Workplane height changes beam overlap
The same downlight spreads wider on the floor than on a bench, desk or counter. A kitchen bench, vanity or worktop sits closer to the luminaire, so the calculated beam diameter is smaller than a floor-plane check suggests.
Bench, counter and desk zones need their own geometry. A general grid may look balanced while the task surface sits near the beam edge or wall offset.
Wall offsets and task positions shape the result
Many downlight layouts fail at the first row from the wall. A row too close can create hot spots and scallops; a row too far away leaves vertical surfaces dull. Wall offset should respond to the beam, mounting height, surface finish and visual task.
Overlay rows on the furniture or equipment plan before holes are marked. Benches, wardrobes, vanities, artwork, shelving, desks and lounge seating rarely align with the room centre. Dark surfaces, glossy finishes and pale walls can also change how the same spacing is perceived.

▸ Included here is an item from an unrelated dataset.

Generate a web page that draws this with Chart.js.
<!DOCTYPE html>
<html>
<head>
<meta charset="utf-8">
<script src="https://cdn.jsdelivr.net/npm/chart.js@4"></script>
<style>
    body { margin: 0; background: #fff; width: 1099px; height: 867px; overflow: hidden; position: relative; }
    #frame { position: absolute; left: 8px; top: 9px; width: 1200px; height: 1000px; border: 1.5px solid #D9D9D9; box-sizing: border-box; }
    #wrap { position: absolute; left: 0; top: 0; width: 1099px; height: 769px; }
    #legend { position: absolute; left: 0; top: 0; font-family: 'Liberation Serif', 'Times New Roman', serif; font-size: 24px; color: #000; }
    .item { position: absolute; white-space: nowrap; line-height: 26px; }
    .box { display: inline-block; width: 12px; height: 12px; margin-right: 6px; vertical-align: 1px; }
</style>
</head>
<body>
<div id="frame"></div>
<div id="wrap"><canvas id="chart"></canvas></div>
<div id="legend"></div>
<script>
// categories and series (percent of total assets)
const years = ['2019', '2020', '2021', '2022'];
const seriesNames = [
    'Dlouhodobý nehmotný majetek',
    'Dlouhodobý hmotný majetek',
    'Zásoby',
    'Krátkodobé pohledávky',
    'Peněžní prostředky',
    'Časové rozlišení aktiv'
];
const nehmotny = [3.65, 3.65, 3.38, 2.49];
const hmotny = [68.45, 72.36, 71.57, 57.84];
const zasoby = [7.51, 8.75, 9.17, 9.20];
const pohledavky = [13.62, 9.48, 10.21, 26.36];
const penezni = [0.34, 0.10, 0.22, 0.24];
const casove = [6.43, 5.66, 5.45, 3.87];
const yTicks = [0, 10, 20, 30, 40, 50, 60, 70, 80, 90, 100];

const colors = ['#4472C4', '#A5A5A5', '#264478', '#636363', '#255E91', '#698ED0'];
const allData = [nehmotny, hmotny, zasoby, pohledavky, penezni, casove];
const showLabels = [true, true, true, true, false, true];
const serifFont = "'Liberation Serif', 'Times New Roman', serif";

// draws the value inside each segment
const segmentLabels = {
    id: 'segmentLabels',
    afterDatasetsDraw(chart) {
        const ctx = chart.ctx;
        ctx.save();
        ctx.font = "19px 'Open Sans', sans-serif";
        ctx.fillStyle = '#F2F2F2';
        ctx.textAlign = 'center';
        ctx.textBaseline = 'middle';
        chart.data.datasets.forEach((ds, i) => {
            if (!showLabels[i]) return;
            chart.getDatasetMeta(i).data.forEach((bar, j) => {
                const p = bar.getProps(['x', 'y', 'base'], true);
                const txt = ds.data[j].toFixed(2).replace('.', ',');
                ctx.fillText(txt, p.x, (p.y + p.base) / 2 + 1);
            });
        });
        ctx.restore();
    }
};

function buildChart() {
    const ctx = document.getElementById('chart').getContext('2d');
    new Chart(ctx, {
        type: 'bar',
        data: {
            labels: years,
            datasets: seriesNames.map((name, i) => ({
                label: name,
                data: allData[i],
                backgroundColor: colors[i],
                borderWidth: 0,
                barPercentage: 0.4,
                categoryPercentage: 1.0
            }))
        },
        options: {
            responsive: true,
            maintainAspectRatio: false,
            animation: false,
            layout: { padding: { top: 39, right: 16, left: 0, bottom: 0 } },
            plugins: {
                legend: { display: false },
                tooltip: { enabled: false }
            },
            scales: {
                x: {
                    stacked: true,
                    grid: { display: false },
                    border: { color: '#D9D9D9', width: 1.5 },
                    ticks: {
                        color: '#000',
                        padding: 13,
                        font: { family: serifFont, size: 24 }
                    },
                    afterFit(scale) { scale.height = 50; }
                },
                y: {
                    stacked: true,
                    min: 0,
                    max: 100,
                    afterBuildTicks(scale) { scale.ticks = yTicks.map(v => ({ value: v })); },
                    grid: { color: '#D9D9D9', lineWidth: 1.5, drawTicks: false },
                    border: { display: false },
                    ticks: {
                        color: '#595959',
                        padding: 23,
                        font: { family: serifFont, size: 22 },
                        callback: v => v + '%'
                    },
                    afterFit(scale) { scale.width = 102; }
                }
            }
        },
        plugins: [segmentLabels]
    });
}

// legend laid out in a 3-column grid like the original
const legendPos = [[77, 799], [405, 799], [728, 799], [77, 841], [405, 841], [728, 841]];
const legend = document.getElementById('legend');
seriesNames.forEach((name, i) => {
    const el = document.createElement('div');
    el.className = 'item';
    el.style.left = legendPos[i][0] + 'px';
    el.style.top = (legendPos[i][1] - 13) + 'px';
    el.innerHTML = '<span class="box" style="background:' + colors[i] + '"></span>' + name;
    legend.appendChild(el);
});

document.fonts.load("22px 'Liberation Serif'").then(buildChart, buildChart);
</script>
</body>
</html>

Glare is controlled by placement and optics
A downlight can satisfy the lumen and beam checks while landing in the wrong place visually. Fittings above seats, beds, screens and glossy benches can create discomfort even when average maintained lux is sensible. Cut-off, diffuser, recess depth and viewing angle matter.
Check glare from normal seated and standing positions, then mark bright apertures in the usual line of sight. Perimeter, task and circulation rows may need separate switching, dimming or sensor behaviour because they serve different planes.
Ceiling constraints decide what can be built
Downlights compete for the same ceiling plane as structure and services. Joists, battens, air-conditioning diffusers, access panels, sprinkler heads, detectors and insulation clearances can all move a fitting.
Installation conditions also matter. IC rating, clearance requirements, protected-area suitability and switching arrangement can affect which luminaire is suitable and where it can sit.
Beam angle does not show intensity
Two downlights with the same beam angle can perform differently. One may have a strong centre with rapid fall-off; another may have a softer beam with more spill. Beam diameter treats the optic geometrically; photometry and luminaire markings explain intensity, cut-off, edge softness and off-axis behaviour.
Australian standards and electrical boundary
For Australian projects, spacing should be tied to the selected maintained illuminance context, not presented as a standalone approval. AS/NZS lighting guidance may inform the target lux, while this calculation only checks count, centres and beam geometry for the entered assumptions.
Electrical installation, wet-area suitability, recessed fitting clearances, switching and protected locations require separate review under applicable Australian requirements and manufacturer data.
Set-out record
A set-out note records room zone, target plane, target lux, luminaire output, UF, MF, beam angle, mounting height, workplane height, count, nominal spacing, beam diameter, wall offsets and control grouping. Where the room already exists, add lux meter points and switching state. Split the note when ceiling height, task, luminaire type or control group changes.
If a fitting is moved or upgraded later, the team can see whether the original set-out relied on beam overlap, wall offset, dimming, a particular optic or a separate task row.